Keith Hayashi, interim superintendent, told members of the state school board that it will redouble its efforts to deploy the $412 million in pandemic relief funds authorized for Hawaii in the American Rescue Plan Act (ARPA). This, he said, is paired with the DOE commitment to “accelerating learning.”
That’s not all that requires acceleration. The DOE needs to present the Board of Education with a fully formed plan for accomplishing this — and fast.
There are undoubtedly models to consider from among the department’s 256 public schools. There was one encouraging example administrators held out to the board at last week’s meeting: Wheeler Middle School, scoring in the 99th percentile of schools nationally.
Its faculty has been stable, which certainly helps, and the teachers track academic progress and meet daily to share ways to improve, according to Principal Brenda Vierra-Chun. Wheeler also benefits from extra federal funding due to its high complement of students with military parents.
Not all of these advantages are replicable, but the availability of the ARPA funds to all schools should bring some new strategies within reach.
They can’t be applied uniformly, of course, because some school populations need concentrated help. Micronesian children, for example, tallied only 9.4% at grade level in language arts and 5.2% in math. Among Native Hawaiians and Pacific Islanders only 20% and 15% were where they should be in English and math, respectively.
Ideas from much farther afield, where schools face similar problems, could be instructive as well.
In 2020, the research organization Center for Reinventing Public Education reviewed experiences of schools recovering from Hurricane Katrina in New Orleans and found some of those lessons can apply to learning loss now.

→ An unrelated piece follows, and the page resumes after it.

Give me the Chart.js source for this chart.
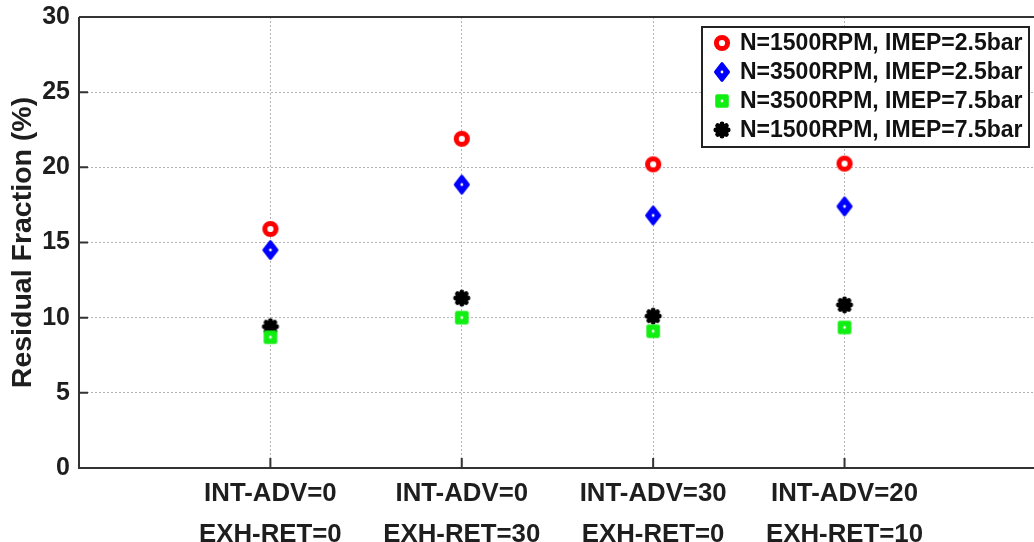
<!DOCTYPE html>
<html>
<head>
<meta charset="utf-8">
<script src="https://cdn.jsdelivr.net/npm/chart.js@4/dist/chart.umd.min.js"></script>
<style>
html, body { margin: 0; padding: 0; background: #fff; }
#wrap { width: 1034px; height: 542px; }
</style>
</head>
<body>
<div id="wrap"><canvas id="chart" width="1034" height="542"></canvas></div>
<script>
// valve timing cases on the x axis
const categories = [
    ["INT-ADV=0", "EXH-RET=0"],
    ["INT-ADV=0", "EXH-RET=30"],
    ["INT-ADV=30", "EXH-RET=0"],
    ["INT-ADV=20", "EXH-RET=10"]
];
const seriesNames = ["N=1500RPM, IMEP=2.5bar", "N=3500RPM, IMEP=2.5bar", "N=3500RPM, IMEP=7.5bar", "N=1500RPM, IMEP=7.5bar"];
// residual fraction (%)
const rpm1500Low = [15.9, 21.9, 20.2, 20.25];
const rpm3500Low = [14.5, 18.85, 16.8, 17.4];
const rpm3500High = [8.7, 10.0, 9.1, 9.35];
const rpm1500High = [9.4, 11.3, 10.1, 10.85];
const yTicks = [0, 5, 10, 15, 20, 25, 30];

const FONT = "'Liberation Sans', Arial, sans-serif";
const INK = "#1e1e1e";

// marker glyphs
function glyph(w, h, draw) {
    const c = document.createElement('canvas');
    c.width = w; c.height = h;
    draw(c.getContext('2d'), w / 2, h / 2);
    return c;
}
const redRing = glyph(20, 20, (g, cx, cy) => {
    g.beginPath(); g.arc(cx, cy, 5.6, 0, Math.PI * 2);
    g.fillStyle = '#fff'; g.fill();
    g.lineWidth = 5; g.strokeStyle = '#ff0000'; g.stroke();
});
const blueDiamond = glyph(20, 24, (g, cx, cy) => {
    g.beginPath();
    g.moveTo(cx, cy - 8.2); g.lineTo(cx + 6.4, cy); g.lineTo(cx, cy + 8.2); g.lineTo(cx - 6.4, cy); g.closePath();
    g.fillStyle = '#0000ff'; g.fill();
    g.lineJoin = 'round'; g.lineWidth = 3.2; g.strokeStyle = '#0000ff'; g.stroke();
    g.beginPath(); g.arc(cx, cy, 1.4, 0, Math.PI * 2); g.fillStyle = '#fff'; g.fill();
});
const greenSquare = glyph(18, 18, (g, cx, cy) => {
    g.fillStyle = '#11ee11';
    g.beginPath(); g.roundRect(cx - 6.8, cy - 6.8, 13.6, 13.6, 2); g.fill();
    g.beginPath(); g.arc(cx, cy, 1.4, 0, Math.PI * 2); g.fillStyle = '#fff'; g.fill();
});
const blackStar = glyph(20, 20, (g, cx, cy) => {
    g.fillStyle = '#000'; g.strokeStyle = '#000';
    g.beginPath(); g.arc(cx, cy, 6.6, 0, Math.PI * 2); g.fill();
    g.lineWidth = 4.8; g.lineCap = 'round';
    for (let k = 0; k < 4; k++) {
        const a = k * Math.PI / 4, r = 6.2;
        g.beginPath();
        g.moveTo(cx - Math.cos(a) * r, cy - Math.sin(a) * r);
        g.lineTo(cx + Math.cos(a) * r, cy + Math.sin(a) * r);
        g.stroke();
    }
});
const markers = [redRing, blueDiamond, greenSquare, blackStar];
const seriesValues = [rpm1500Low, rpm3500Low, rpm3500High, rpm1500High];

// axes box, inward ticks, legend
const decorations = {
    id: 'decorations',
    beforeDatasetsDraw(chart) {
        const { ctx, chartArea: a, scales } = chart;
        ctx.save();
        ctx.strokeStyle = '#333';
        ctx.lineWidth = 2;
        ctx.beginPath();
        ctx.moveTo(a.left, a.top); ctx.lineTo(a.right, a.top);
        ctx.moveTo(a.left, a.top); ctx.lineTo(a.left, a.bottom); ctx.lineTo(a.right, a.bottom);
        yTicks.forEach(v => {
            const y = scales.y.getPixelForValue(v);
            ctx.moveTo(a.left, y); ctx.lineTo(a.left + 9, y);
        });
        categories.forEach((c, i) => {
            const x = scales.x.getPixelForValue(i + 1);
            ctx.moveTo(x, a.bottom); ctx.lineTo(x, a.bottom - 10);
        });
        ctx.stroke();
        ctx.restore();
    },
    afterDatasetsDraw(chart) {
        const { ctx } = chart;
        const box = { x: 702, y: 27, w: 327, h: 120 };
        ctx.save();
        ctx.fillStyle = '#fff';
        ctx.fillRect(box.x, box.y, box.w, box.h);
        ctx.strokeStyle = '#222';
        ctx.lineWidth = 2;
        ctx.strokeRect(box.x, box.y, box.w, box.h);
        ctx.font = "bold 23px " + FONT;
        ctx.fillStyle = '#111';
        ctx.textBaseline = 'middle';
        seriesNames.forEach((name, i) => {
            const y = box.y + 16 + i * 29;
            const m = markers[i];
            ctx.drawImage(m, 722 - m.width / 2, y - m.height / 2);
            ctx.fillText(name, 740, y + 1);
        });
        ctx.restore();
    }
};

const gridStyle = { color: '#b4b4b4', lineWidth: 1, drawTicks: false };

new Chart(document.getElementById('chart'), {
    type: 'scatter',
    data: {
        datasets: seriesNames.map((name, i) => ({
            label: name,
            data: seriesValues[i].map((v, j) => ({ x: j + 1, y: v })),
            pointStyle: markers[i],
            pointRadius: 8
        }))
    },
    options: {
        responsive: false,
        animation: false,
        layout: { autoPadding: false, padding: { top: 17, right: 0, left: 0, bottom: 0 } },
        plugins: {
            legend: { display: false },
            tooltip: { enabled: false }
        },
        scales: {
            x: {
                type: 'linear',
                min: 0,
                max: 4.99,
                afterBuildTicks(scale) { scale.ticks = categories.map((c, i) => ({ value: i + 1 })); },
                afterFit(scale) {
                    scale.height = 74;
                    scale.paddingLeft = 0; scale.paddingRight = 0;
                },
                grid: gridStyle,
                border: { display: false, dash: [2, 2] },
                ticks: {
                    padding: 5,
                    color: INK,
                    font: { family: FONT, size: 25.8, weight: 'bold', lineHeight: 1.6 },
                    maxRotation: 0,
                    callback: v => categories[v - 1]
                }
            },
            y: {
                min: 0,
                max: 30,
                afterBuildTicks(scale) { scale.ticks = yTicks.map(v => ({ value: v })); },
                afterFit(scale) {
                    scale.width = 79;
                    scale.paddingTop = 0; scale.paddingBottom = 0;
                },
                grid: gridStyle,
                border: { display: false, dash: [2, 2] },
                ticks: {
                    padding: 9,
                    color: INK,
                    font: { family: FONT, size: 25, weight: 'bold' }
                },
                title: {
                    display: true,
                    text: 'Residual Fraction (%)',
                    color: INK,
                    padding: { top: 6, bottom: 0 },
                    font: { family: FONT, size: 28.5, weight: 'bold' }
                }
            }
        }
    },
    plugins: [decorations]
});
</script>
</body>
</html>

High schools post-Katrina tried an accelerated approach called “spiraling” to avoid class boredom. Students first would “spiral” through prerequisites they’d missed before returning to the more engaging, current material.
That likely works better for older students, who have their fundamentals, however. The ones in greatest peril of disengaging, falling hopelessly behind, are those in first and second grades. COVID-19 had put them into remote learning when learning the basics begins.

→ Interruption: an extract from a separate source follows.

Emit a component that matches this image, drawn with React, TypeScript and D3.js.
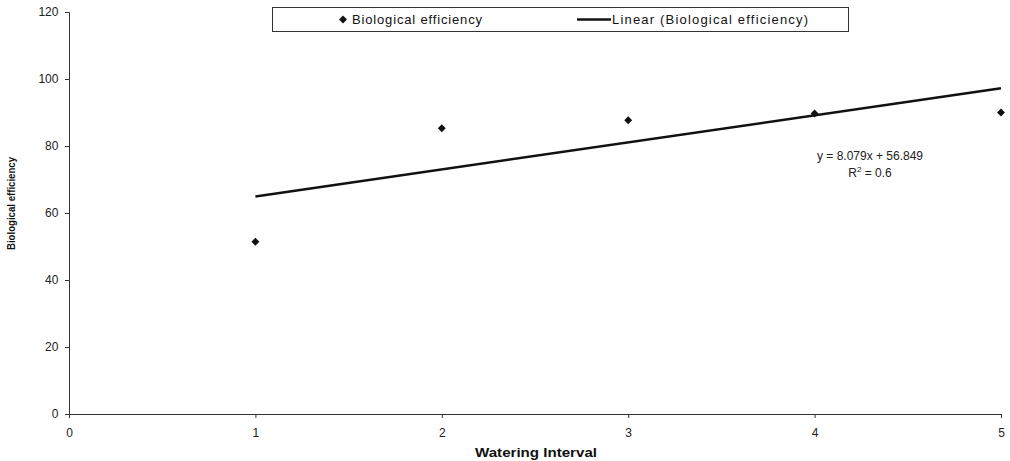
import { useEffect, useRef } from "react";
import * as d3 from "d3";

const intervals = [1, 2, 3, 4, 5];
const efficiency = [51.4, 85.3, 87.7, 89.7, 90.0];
const xTicks = [0, 1, 2, 3, 4, 5];
const yTicks = [0, 20, 40, 60, 80, 100, 120];
const slope = 8.079;
const intercept = 56.849;

const W = 1010;
const H = 461;

export default function App() {
  const ref = useRef<SVGSVGElement>(null);

  useEffect(() => {
    if (!ref.current) return;
    const svg = d3.select(ref.current);
    svg.selectAll("*").remove();

    const margin = { top: 12, left: 69, right: 9, bottom: 47 };
    const x = d3.scaleLinear().domain([0, 5]).range([margin.left, W - margin.right]);
    const y = d3.scaleLinear().domain([0, 120]).range([H - margin.bottom, margin.top]);
    const font = "'Liberation Sans', Arial, sans-serif";

    // axes
    const xAxis = svg.append("g")
      .attr("transform", `translate(0,${y(0)})`)
      .call(d3.axisBottom(x).tickValues(xTicks).tickSize(4).tickFormat(d3.format("d")));
    const yAxis = svg.append("g")
      .attr("transform", `translate(${x(0)},0)`)
      .call(d3.axisLeft(y).tickValues(yTicks).tickSize(4).tickFormat(d3.format("d")));
    [xAxis, yAxis].forEach(a => {
      a.select(".domain").attr("stroke", "#333").attr("stroke-width", 1);
      a.selectAll(".tick line").attr("stroke", "#333");
      a.selectAll("text").attr("font-family", font).attr("font-size", 12).attr("fill", "#222");
    });
    xAxis.selectAll("text").attr("dy", "1.3em");
    yAxis.selectAll("text").attr("dx", "-0.3em");

    // trend line
    svg.append("line")
      .attr("x1", x(1)).attr("y1", y(slope * 1 + intercept))
      .attr("x2", x(5)).attr("y2", y(slope * 5 + intercept))
      .attr("stroke", "#111").attr("stroke-width", 2.5);

    // points
    svg.append("g").selectAll("path")
      .data(intervals)
      .enter()
      .append("path")
      .attr("d", d3.symbol(d3.symbolDiamond2, 40)())
      .attr("transform", (d, i) => `translate(${x(d)},${y(efficiency[i])})`)
      .attr("fill", "#111");

    // equation
    const eq = svg.append("text")
      .attr("font-family", font).attr("font-size", 12).attr("fill", "#222")
      .attr("text-anchor", "middle");
    eq.append("tspan").attr("x", 870).attr("y", 160).text("y = 8.079x + 56.849");
    const r2 = svg.append("text")
      .attr("font-family", font).attr("font-size", 12).attr("fill", "#222")
      .attr("text-anchor", "middle").attr("x", 870).attr("y", 177);
    r2.append("tspan").text("R");
    r2.append("tspan").attr("font-size", 8).attr("dy", -5).text("2");
    r2.append("tspan").attr("dy", 5).text(" = 0.6");

    // axis titles
    svg.append("text")
      .attr("x", 475).attr("y", 457)
      .attr("textLength", 122).attr("lengthAdjust", "spacingAndGlyphs")
      .attr("font-family", font).attr("font-size", 12).attr("font-weight", "bold")
      .attr("fill", "#111")
      .text("Watering Interval");
    svg.append("text")
      .attr("transform", `translate(15,250) rotate(-90)`)
      .attr("textLength", 93).attr("lengthAdjust", "spacingAndGlyphs")
      .attr("font-family", font).attr("font-size", 10).attr("font-weight", "bold")
      .attr("fill", "#111")
      .text("Biological efficiency");

    // legend
    const lg = svg.append("g");
    lg.append("rect")
      .attr("x", 272.5).attr("y", 7.5).attr("width", 576).attr("height", 24)
      .attr("fill", "white").attr("stroke", "#333");
    lg.append("path")
      .attr("d", d3.symbol(d3.symbolDiamond2, 40)())
      .attr("transform", "translate(343,19.5)")
      .attr("fill", "#111");
    lg.append("text")
      .attr("x", 352).attr("y", 24)
      .attr("textLength", 130).attr("lengthAdjust", "spacing")
      .attr("font-family", font).attr("font-size", 13).attr("fill", "#111")
      .text("Biological efficiency");
    lg.append("line")
      .attr("x1", 577).attr("x2", 611).attr("y1", 19.5).attr("y2", 19.5)
      .attr("stroke", "#111").attr("stroke-width", 2.5);
    lg.append("text")
      .attr("x", 612).attr("y", 24)
      .attr("textLength", 196).attr("lengthAdjust", "spacing")
      .attr("font-family", font).attr("font-size", 13).attr("fill", "#111")
      .text("Linear (Biological efficiency)");
  }, []);

  return (
    <svg ref={ref} width={W} height={H}
      style={{ position: "absolute", left: 0, top: 0, background: "white" }} />
  );
}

The third-graders had the benefit of a full year of in-person kindergarten instruction and did much better, said Phyllis Unebasami, deputy superintendent.
Unebasami identified a crucial aspect of a recovery plan: enlisting family members in the work. Native Hawaiian students are among those who are especially family-oriented, she said.
Providing all parents and guardians with tools to help work with their children must be part of the plan, especially for the youngest students. Some of these resources will be online, so it is gratifying to know the recently enacted infrastructure law will provide federal funds to improve internet connectivity, especially for low-income families.
The realistic expectation of educators is that addressing this significant learning loss will be a multi-year project. The recovery phase will stretch out even further unless the work begins right now. Hawaii owes this much to its children.